» **TASK INSTRUCTIONS**:
Pictures stay out of this copy, which runs from the first line of the material through the line containing "minimum width=323pt, minimum".

» **DATA SECTION**:
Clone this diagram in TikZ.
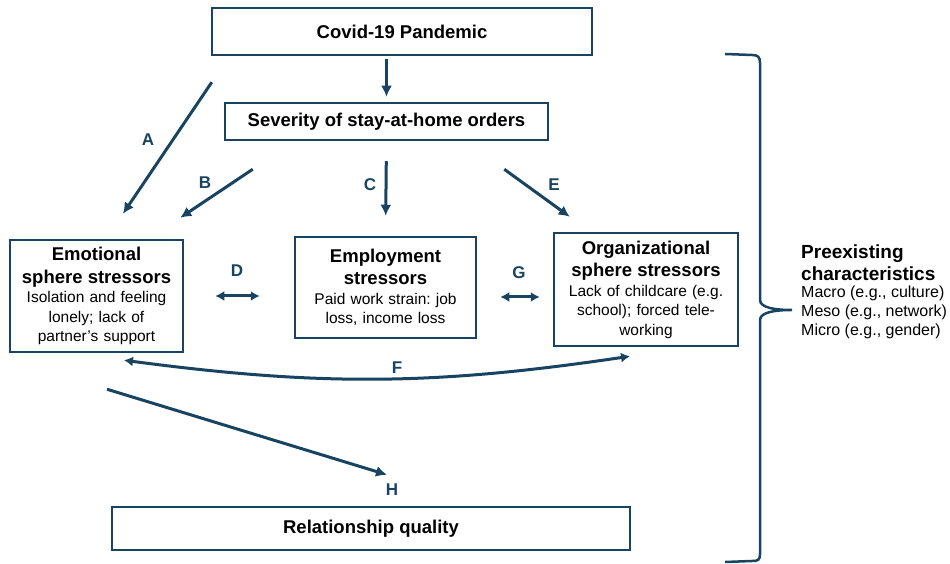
\documentclass[tikz,border=0pt]{standalone}
\usepackage{fontspec}
\setmainfont{Liberation Sans}
\usepackage{tikz}
\usetikzlibrary{positioning}
\usetikzlibrary{calc}
\usetikzlibrary{arrows.meta}
\definecolor{navy}{RGB}{24,68,98}

\frenchspacing
\newcommand{\hd}{\fontsize{18.5}{22.5}\selectfont\bfseries}
\newcommand{\bd}{\fontsize{15.5}{19.5}\selectfont}

\begin{document}
\begin{tikzpicture}[x=1pt,y=1pt,
  topbox/.style={draw=navy, line width=2.5pt, font=\hd, inner sep=2pt},
  stressbox/.style={draw=navy, line width=2.5pt, font=\bd, align=center, inner xsep=4pt, inner ysep=2pt},
  conn/.style={navy, line width=3pt, -{Latex[length=11pt,width=11pt]}},
  dconn/.style={navy, line width=3pt, {Latex[length=9pt,width=10pt]}-{Latex[length=9pt,width=10pt]}},
  lbl/.style={text=navy, font=\fontsize{17}{20}\selectfont\bfseries, inner sep=0pt},
  brace/.style={navy, line width=2.5pt}]

\useasboundingbox (0,0) rectangle (950,564);

%---------------------------------------
% Boxes
%---------------------------------------
\node[topbox, minimum width=380pt, minimum height=47pt] (covid) at (402,532.5) {Covid-19 Pandemic};
\node[topbox, minimum width=323pt, minimum height=37pt] (severity) at (386.5,442.5) {Severity of stay-at-home orders};

\node[stressbox, text width=165pt, minimum height=112pt] (emotional) at (96.5,268)
  {{\hd Emotional\\sphere stressors\par}Isolation and feeling\\lonely; lack of\\partner's support};
\node[stressbox, text width=173pt, minimum height=101pt] (employment) at (385.5,276.5)
  {{\hd Employment\\stressors\par}Paid work strain: job\\loss, income loss};
\node[stressbox, text width=176pt, minimum height=113pt] (organizational) at (646,274.5)
  {{\hd Organizational\\sphere stressors\par}Lack of childcare (e.g.\\school); forced tele-\\working};

\node[topbox, minimum width=518pt, minimum height=43pt] (relationship) at (371,35.5) {Relationship quality};

%---------------------------------------
% Paths
%---------------------------------------
\draw[conn, shorten <=3pt, shorten >=5pt] (severity.north |- covid.south) -- (severity.north);
\draw[conn] ($(covid.south west)+(1,-26)$) -- ($(emotional.north)+(26.5,25)$);
\draw[conn] ($(severity.south west)+(29,-28)$) -- ($(emotional.north east)+(-4,21)$);
\draw[conn, shorten <=20pt, shorten >=20pt] (severity.south) -- (employment.north);
\draw[conn] ($(severity.south east)+(-45,-28)$) -- ($(organizational.north west)+(17,15)$);

\draw[dconn, shorten <=31pt, shorten >=34pt] (emotional.east) -- (emotional.east -| employment.west);
\draw[dconn] ($(employment.east)+(23,-9.5)$) -- ($(organizational.west)+(-13,-7.5)$);
\draw[dconn] ($(emotional.south)+(27.5,-7)$) to[bend right=8] ($(organizational.south)+(-16,-9)$);

\draw[conn] ($(emotional.south)+(10.5,-36)$) -- ($(relationship.north)+(16,31)$);

% path labels
\node[lbl] (lA) at (148,424) {A};
\node[lbl] (lB) at (205,381) {B};
\node[lbl] (lC) at (370,379) {C};
\node[lbl] (lD) at (237,293) {D};
\node[lbl] (lE) at (554,379) {E};
\node[lbl] (lF) at (397,196) {F};
\node[lbl] (lG) at (519,291) {G};
\node[lbl] (lH) at (392,74) {H};

%---------------------------------------
% Preexisting characteristics
%---------------------------------------
\draw[brace] (725,510) -- (752,509) .. controls (758,509) and (760,507) .. (760,501)
  -- (760,264) .. controls (760,256) and (776,254) .. (792,254)
  .. controls (776,254) and (760,252) .. (760,244)
  -- (760,10) .. controls (760,4) and (758,3) .. (752,3) -- (725,2);

\node[font=\fontsize{19}{22}\selectfont\bfseries, align=left, inner sep=0pt, anchor=north west] (pre) at (801,319) {Preexisting\\characteristics};
\node[font=\fontsize{16}{19}\selectfont, align=left, inner sep=0pt, below=4pt of pre.south west, anchor=north west] (prelist)
  {Macro (e.g., culture)\\Meso (e.g., network)\\Micro (e.g., gender)};

\end{tikzpicture}
\end{document}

» **RESULT OF THE EXERCISE**:
Clone this diagram in TikZ.
\documentclass[tikz,border=0pt]{standalone}
\usepackage{fontspec}
\setmainfont{Liberation Sans}
\usepackage{tikz}
\usetikzlibrary{positioning}
\usetikzlibrary{calc}
\usetikzlibrary{arrows.meta}
\definecolor{navy}{RGB}{24,68,98}

\frenchspacing
\newcommand{\hd}{\fontsize{18.5}{22.5}\selectfont\bfseries}
\newcommand{\bd}{\fontsize{15.5}{19.5}\selectfont}

\begin{document}
\begin{tikzpicture}[x=1pt,y=1pt,
  topbox/.style={draw=navy, line width=2.5pt, font=\hd, inner sep=2pt},
  stressbox/.style={draw=navy, line width=2.5pt, font=\bd, align=center, inner xsep=4pt, inner ysep=2pt},
  conn/.style={navy, line width=3pt, -{Latex[length=11pt,width=11pt]}},
  dconn/.style={navy, line width=3pt, {Latex[length=9pt,width=10pt]}-{Latex[length=9pt,width=10pt]}},
  lbl/.style={text=navy, font=\fontsize{17}{20}\selectfont\bfseries, inner sep=0pt},
  brace/.style={navy, line width=2.5pt}]

\useasboundingbox (0,0) rectangle (950,564);

%---------------------------------------
% Boxes
%---------------------------------------
\node[topbox, minimum width=380pt, minimum height=47pt] (covid) at (402,532.5) {Covid-19 Pandemic};
\node[topbox, minimum width=323pt, minimum height=37pt] (severity) at (386.5,442.5) {Severity of stay-at-home orders};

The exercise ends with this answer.